▶ **Task requirements**
Locate all lines with the word "this" and copy them out.

▶ **Excerpted records**
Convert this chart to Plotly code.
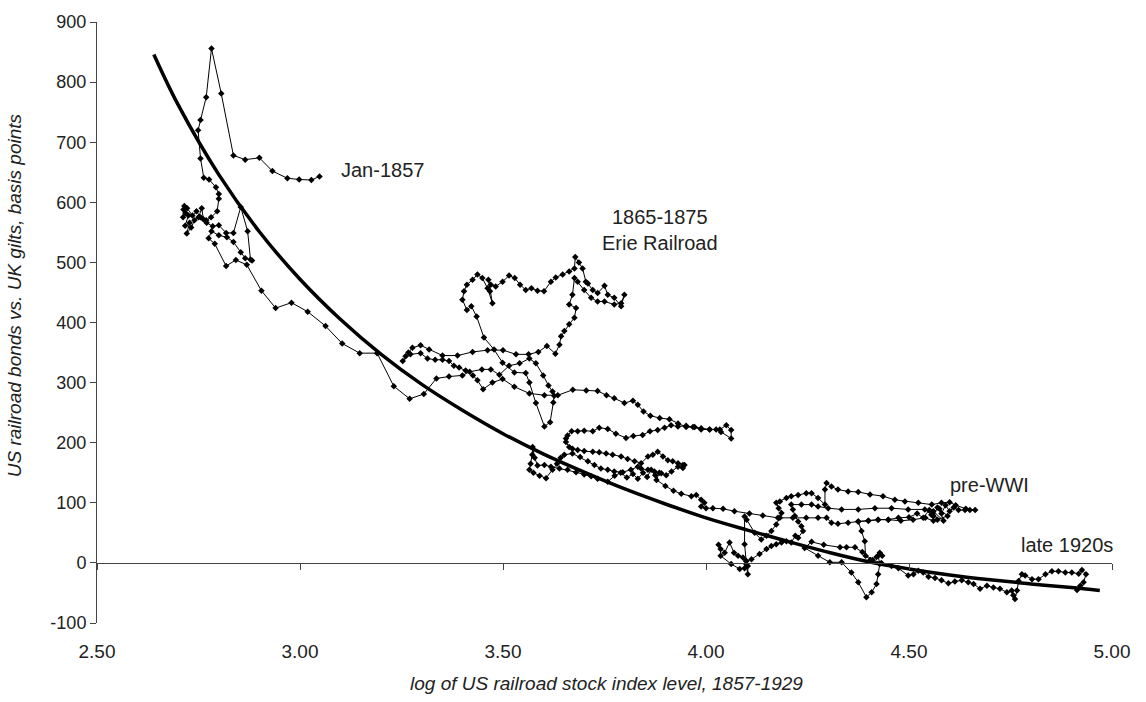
---
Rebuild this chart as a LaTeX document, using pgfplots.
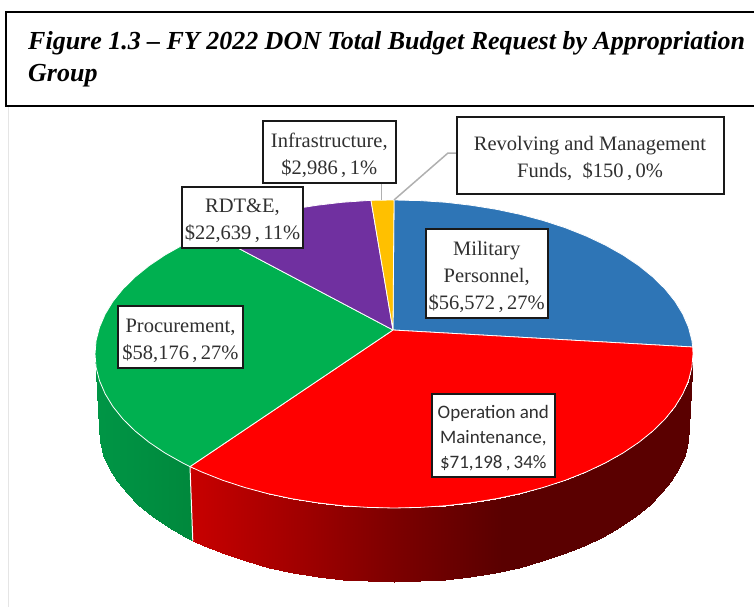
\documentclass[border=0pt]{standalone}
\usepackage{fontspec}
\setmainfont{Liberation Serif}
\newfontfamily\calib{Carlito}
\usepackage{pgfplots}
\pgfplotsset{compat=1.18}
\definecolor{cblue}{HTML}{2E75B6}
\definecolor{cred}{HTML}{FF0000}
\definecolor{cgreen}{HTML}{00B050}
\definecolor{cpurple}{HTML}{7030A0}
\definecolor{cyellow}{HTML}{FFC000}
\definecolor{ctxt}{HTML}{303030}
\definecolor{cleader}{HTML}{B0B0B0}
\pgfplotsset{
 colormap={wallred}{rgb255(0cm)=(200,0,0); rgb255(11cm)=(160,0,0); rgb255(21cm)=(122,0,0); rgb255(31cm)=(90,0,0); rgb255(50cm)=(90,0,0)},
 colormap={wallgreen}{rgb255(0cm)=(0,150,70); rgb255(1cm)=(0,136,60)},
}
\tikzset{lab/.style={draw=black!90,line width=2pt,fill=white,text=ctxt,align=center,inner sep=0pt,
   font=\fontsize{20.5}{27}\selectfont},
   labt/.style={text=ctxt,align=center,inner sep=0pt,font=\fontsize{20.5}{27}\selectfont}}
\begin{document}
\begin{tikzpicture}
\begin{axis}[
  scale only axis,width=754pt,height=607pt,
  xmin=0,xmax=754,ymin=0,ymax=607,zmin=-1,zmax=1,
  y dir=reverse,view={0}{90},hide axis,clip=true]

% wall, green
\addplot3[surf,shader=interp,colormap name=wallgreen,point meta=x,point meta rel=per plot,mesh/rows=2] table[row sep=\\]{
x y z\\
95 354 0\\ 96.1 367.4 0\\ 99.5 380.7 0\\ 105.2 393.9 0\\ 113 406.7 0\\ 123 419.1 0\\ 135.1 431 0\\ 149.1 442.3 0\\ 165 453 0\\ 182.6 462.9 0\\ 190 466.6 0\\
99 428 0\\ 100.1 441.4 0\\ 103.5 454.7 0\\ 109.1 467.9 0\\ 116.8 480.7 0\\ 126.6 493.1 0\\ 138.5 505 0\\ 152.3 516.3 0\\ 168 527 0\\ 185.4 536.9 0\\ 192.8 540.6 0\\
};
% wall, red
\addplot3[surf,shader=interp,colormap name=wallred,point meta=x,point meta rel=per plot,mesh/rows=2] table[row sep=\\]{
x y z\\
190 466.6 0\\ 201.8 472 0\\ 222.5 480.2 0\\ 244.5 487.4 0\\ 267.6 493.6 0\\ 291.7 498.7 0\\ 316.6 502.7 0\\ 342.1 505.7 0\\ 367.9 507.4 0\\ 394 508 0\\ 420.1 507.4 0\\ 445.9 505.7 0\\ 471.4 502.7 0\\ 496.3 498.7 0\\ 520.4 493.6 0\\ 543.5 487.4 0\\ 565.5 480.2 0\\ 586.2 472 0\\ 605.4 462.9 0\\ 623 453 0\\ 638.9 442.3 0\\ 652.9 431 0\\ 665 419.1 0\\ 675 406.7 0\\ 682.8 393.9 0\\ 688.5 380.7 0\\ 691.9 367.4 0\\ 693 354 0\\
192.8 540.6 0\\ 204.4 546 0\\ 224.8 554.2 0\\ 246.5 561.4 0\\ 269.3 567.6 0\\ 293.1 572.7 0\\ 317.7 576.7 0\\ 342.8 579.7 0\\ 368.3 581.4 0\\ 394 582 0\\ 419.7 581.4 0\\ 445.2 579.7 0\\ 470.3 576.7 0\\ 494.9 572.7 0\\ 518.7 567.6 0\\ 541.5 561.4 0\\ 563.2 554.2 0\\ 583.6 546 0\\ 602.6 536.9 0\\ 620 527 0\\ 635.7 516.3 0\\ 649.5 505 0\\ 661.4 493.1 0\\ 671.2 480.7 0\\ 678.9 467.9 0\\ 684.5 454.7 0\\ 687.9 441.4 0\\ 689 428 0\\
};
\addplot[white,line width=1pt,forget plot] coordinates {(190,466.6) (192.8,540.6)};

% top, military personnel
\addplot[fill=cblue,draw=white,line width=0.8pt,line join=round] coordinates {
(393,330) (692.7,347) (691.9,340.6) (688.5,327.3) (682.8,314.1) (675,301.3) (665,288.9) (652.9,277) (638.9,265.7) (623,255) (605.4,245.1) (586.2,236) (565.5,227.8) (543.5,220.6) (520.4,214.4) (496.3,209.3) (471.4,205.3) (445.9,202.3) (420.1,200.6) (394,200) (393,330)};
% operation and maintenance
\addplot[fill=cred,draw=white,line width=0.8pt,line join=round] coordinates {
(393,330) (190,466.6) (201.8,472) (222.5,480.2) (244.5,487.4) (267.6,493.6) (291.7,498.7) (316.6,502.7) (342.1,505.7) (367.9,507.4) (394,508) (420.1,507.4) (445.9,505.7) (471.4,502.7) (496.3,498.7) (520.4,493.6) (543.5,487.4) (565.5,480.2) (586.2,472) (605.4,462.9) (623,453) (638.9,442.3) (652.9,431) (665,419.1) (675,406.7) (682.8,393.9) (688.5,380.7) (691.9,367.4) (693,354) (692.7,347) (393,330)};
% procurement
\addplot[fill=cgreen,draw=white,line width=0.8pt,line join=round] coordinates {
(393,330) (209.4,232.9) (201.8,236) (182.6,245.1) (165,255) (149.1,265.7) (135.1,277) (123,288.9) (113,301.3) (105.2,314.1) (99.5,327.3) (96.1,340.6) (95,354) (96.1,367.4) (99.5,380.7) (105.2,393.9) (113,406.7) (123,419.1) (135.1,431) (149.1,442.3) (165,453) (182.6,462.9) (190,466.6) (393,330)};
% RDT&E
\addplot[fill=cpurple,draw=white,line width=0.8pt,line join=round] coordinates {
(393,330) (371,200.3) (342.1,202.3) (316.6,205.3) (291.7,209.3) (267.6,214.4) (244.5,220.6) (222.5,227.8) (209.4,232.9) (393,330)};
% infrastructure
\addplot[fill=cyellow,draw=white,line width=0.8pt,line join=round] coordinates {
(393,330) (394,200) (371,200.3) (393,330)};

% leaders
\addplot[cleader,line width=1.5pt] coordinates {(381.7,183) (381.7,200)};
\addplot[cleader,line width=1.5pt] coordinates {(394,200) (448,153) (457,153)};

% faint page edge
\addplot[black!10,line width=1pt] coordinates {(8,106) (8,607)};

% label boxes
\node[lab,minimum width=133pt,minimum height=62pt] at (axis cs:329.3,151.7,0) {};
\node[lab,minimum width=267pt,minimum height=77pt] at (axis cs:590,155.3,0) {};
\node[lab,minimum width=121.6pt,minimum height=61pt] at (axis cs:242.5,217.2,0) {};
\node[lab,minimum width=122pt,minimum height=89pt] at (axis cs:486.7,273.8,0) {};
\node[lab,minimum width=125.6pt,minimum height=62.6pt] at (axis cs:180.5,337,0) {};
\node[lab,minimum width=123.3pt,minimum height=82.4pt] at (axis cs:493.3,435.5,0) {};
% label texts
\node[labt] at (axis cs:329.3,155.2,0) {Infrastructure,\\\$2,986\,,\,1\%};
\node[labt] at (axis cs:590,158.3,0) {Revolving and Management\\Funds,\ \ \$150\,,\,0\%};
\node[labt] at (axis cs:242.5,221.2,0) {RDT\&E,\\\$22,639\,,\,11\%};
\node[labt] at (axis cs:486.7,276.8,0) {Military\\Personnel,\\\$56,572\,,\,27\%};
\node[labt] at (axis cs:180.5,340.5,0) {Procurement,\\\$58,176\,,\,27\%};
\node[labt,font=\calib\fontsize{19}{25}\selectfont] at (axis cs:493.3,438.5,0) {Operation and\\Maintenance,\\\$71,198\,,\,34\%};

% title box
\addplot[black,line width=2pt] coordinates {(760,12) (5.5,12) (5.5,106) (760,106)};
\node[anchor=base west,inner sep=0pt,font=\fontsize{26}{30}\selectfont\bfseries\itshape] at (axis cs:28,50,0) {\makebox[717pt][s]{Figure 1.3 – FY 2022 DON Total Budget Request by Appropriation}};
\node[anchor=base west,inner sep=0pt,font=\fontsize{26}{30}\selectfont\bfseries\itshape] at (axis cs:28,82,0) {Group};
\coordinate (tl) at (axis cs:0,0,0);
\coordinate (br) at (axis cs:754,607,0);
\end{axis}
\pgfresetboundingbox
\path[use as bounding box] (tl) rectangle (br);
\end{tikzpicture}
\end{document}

▶ **Response to the exercise**
Convert this chart to Plotly code.
Rebuild this chart as a LaTeX document, using pgfplots.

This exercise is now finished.